You'd think, even as late as 2001, something with the mainstream appeal of a sports game would still be guaranteed to get a worldwide release on the Dreamcast, but Sports Jam oddly never made it to european shores. Though if you look at it another way, it makes more sense: like the PS Vita is now, by 2001, the Dreamcast was a niche console, and most people still buying games for it were arcade nerds and anime fans, and with the arcade scene in the K at least being so poor, they would have had no prior knowledge of this game, nor would they be naturally inclined to give a sports game a chance.
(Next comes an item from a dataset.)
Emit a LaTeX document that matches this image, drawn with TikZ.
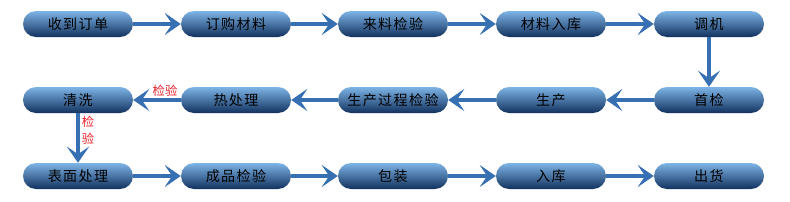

And from the other side of it, Sports Jam is such an oddity of a sports game, that would have put off a lot of mainstream players anyway.

What it is is a variant on a format as old as time: it's a Track and Field-type game, in which you play various short events, trying to get the fastest time or the highest score. The game's big hook, though, is that rather than the traditional athletic events, you're instead playing various minigames based on isolated aspects of sports that would ordinarily have their own videogames. For example, there's two American football games, one where you're running and bashing down sandbags to score a touchdown, and another that relies on perfect timing to kick a field goal. There's also games representing aspects of tennis, golf, basketball, bicycle racing, soccer, baseball and ice hockey.

There's a few different modes to pick from: DC Original and Arcade are both pretty much the same: you play four events, each picked as you go. The difficulty of the events depends on how late in the game you're playing them, and this is a real bit of strategy you should pay attention to: some games are easy enough whenever you play them, some are near-impossible on later levels, but incredibly simple early on. There's also a mode called Your Original, in which you play all twelve events, choosing their order before you play. It seems like a strange omission to me that there's no mode in which you play a single event, or even a practice mode, but it's no big deal, I guess.

Whether you like this game pretty much lies entirely on how much you like multi-event sports games. If you don't at all, it's probably not going to do anything to change your mind. But if you do, then it's an excellent example of one, with varied and fun events, as well as the kind of lavish presentation and production values you'd expect from a SEGA arcade game of this era. Like I said earlier, though, its not a surprise that it fell through the gaps and got forgotten.